# [Goal]
Copy the material below verbatim from the line with "Reproduce this chart with matplotlib." to the line with "edgecolor='#C8C8C8', linewidth=1.2)", both lines included, omitting pictures and every line outside that range.

(Plotting code records)
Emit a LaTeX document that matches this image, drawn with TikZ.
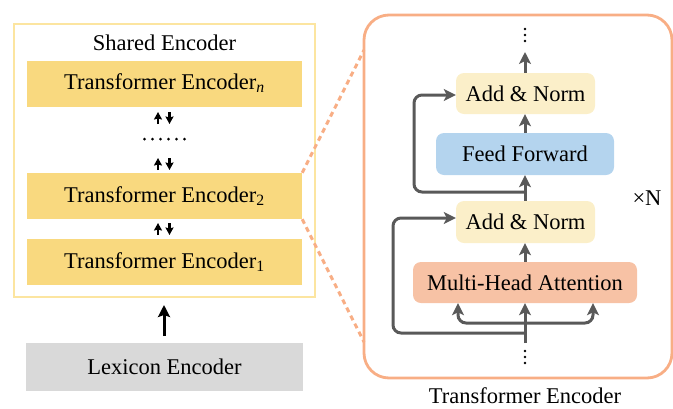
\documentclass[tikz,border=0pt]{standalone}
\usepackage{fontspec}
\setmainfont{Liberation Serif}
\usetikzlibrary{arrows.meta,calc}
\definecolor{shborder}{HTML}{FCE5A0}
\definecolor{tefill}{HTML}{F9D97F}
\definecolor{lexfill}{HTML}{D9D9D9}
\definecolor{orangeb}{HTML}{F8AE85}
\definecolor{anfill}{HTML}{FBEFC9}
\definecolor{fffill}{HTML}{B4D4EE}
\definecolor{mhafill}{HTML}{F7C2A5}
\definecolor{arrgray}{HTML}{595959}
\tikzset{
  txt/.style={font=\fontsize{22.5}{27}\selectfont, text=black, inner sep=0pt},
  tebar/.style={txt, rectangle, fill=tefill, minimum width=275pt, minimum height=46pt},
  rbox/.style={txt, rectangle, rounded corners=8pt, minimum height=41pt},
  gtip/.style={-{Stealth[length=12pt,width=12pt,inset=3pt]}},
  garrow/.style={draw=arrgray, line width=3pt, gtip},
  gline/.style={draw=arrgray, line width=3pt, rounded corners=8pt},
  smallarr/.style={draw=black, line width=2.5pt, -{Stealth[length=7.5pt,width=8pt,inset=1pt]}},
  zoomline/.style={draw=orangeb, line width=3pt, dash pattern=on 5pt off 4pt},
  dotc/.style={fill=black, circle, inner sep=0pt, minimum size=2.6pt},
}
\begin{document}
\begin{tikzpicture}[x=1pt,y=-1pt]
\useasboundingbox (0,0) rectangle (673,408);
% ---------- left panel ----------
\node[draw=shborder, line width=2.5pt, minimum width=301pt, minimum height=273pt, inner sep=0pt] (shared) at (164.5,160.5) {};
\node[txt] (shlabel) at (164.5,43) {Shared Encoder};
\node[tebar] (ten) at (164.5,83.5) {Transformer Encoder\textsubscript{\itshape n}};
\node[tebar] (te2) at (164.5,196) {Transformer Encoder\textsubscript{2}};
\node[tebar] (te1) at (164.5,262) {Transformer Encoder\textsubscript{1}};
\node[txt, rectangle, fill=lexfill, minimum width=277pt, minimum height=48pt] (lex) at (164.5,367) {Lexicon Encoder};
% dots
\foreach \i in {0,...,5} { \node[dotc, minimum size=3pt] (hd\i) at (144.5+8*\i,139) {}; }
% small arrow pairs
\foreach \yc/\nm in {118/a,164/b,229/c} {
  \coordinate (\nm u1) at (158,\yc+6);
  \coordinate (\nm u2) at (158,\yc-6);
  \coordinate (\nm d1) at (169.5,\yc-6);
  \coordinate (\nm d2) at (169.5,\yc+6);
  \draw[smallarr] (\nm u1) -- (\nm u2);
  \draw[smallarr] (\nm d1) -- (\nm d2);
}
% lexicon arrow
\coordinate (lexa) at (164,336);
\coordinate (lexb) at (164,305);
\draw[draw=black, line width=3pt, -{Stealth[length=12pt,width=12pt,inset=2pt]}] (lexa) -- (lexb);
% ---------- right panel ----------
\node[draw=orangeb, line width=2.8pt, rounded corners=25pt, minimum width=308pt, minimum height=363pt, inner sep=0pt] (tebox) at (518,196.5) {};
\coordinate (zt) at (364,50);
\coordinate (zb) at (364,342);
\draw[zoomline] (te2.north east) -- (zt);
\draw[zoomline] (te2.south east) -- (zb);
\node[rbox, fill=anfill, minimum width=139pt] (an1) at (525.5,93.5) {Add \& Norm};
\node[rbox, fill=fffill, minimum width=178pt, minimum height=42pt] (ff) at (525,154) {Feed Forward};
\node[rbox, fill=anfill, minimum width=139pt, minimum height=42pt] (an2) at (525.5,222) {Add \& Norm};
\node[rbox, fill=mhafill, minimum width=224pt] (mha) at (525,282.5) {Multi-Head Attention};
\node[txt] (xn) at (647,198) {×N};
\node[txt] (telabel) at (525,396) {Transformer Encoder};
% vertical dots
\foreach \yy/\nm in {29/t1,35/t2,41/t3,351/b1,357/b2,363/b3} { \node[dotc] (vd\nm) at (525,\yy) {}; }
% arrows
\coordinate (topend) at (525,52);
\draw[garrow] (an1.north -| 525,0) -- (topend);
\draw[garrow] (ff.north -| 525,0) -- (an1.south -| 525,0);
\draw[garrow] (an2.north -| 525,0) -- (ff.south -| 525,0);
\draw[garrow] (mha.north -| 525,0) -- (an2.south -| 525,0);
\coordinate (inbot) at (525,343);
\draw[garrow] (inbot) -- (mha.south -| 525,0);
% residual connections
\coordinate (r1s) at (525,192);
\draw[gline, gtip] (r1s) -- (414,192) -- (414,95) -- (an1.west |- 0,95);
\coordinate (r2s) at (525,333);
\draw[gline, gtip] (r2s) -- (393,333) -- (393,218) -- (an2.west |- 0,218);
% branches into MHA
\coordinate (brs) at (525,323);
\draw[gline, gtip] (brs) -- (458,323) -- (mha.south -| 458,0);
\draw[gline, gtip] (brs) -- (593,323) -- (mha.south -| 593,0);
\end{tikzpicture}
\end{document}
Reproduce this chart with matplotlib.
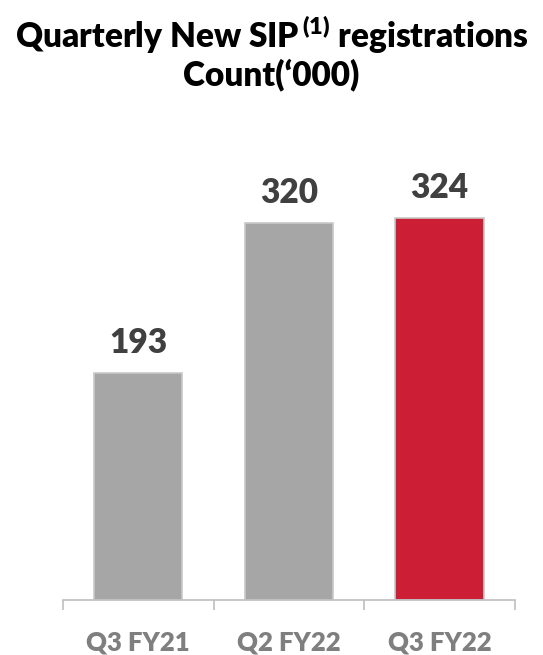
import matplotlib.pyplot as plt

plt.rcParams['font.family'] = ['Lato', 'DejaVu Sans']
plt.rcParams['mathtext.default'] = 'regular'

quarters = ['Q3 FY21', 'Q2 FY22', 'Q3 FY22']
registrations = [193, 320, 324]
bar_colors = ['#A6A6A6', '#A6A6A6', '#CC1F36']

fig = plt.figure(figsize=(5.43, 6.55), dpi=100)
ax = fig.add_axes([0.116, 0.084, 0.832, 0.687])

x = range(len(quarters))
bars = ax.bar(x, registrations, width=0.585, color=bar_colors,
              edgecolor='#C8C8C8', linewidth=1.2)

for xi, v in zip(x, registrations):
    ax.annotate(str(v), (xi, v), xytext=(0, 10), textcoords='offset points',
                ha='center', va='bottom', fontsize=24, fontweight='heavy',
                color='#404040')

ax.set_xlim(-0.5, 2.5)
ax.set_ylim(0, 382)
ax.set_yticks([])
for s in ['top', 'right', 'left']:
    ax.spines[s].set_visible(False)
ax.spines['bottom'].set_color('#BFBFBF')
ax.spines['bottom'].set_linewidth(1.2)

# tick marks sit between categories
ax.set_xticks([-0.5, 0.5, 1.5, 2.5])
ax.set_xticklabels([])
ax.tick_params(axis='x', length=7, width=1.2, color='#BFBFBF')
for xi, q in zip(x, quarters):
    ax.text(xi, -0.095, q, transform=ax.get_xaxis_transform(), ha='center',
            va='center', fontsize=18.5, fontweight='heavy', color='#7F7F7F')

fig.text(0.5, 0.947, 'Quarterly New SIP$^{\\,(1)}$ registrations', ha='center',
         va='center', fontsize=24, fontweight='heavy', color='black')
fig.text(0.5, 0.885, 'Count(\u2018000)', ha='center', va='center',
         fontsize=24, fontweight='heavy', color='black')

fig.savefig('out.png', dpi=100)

# [Final answer]
Reproduce this chart with matplotlib.
import matplotlib.pyplot as plt

plt.rcParams['font.family'] = ['Lato', 'DejaVu Sans']
plt.rcParams['mathtext.default'] = 'regular'

quarters = ['Q3 FY21', 'Q2 FY22', 'Q3 FY22']
registrations = [193, 320, 324]
bar_colors = ['#A6A6A6', '#A6A6A6', '#CC1F36']

fig = plt.figure(figsize=(5.43, 6.55), dpi=100)
ax = fig.add_axes([0.116, 0.084, 0.832, 0.687])

x = range(len(quarters))
bars = ax.bar(x, registrations, width=0.585, color=bar_colors,
              edgecolor='#C8C8C8', linewidth=1.2)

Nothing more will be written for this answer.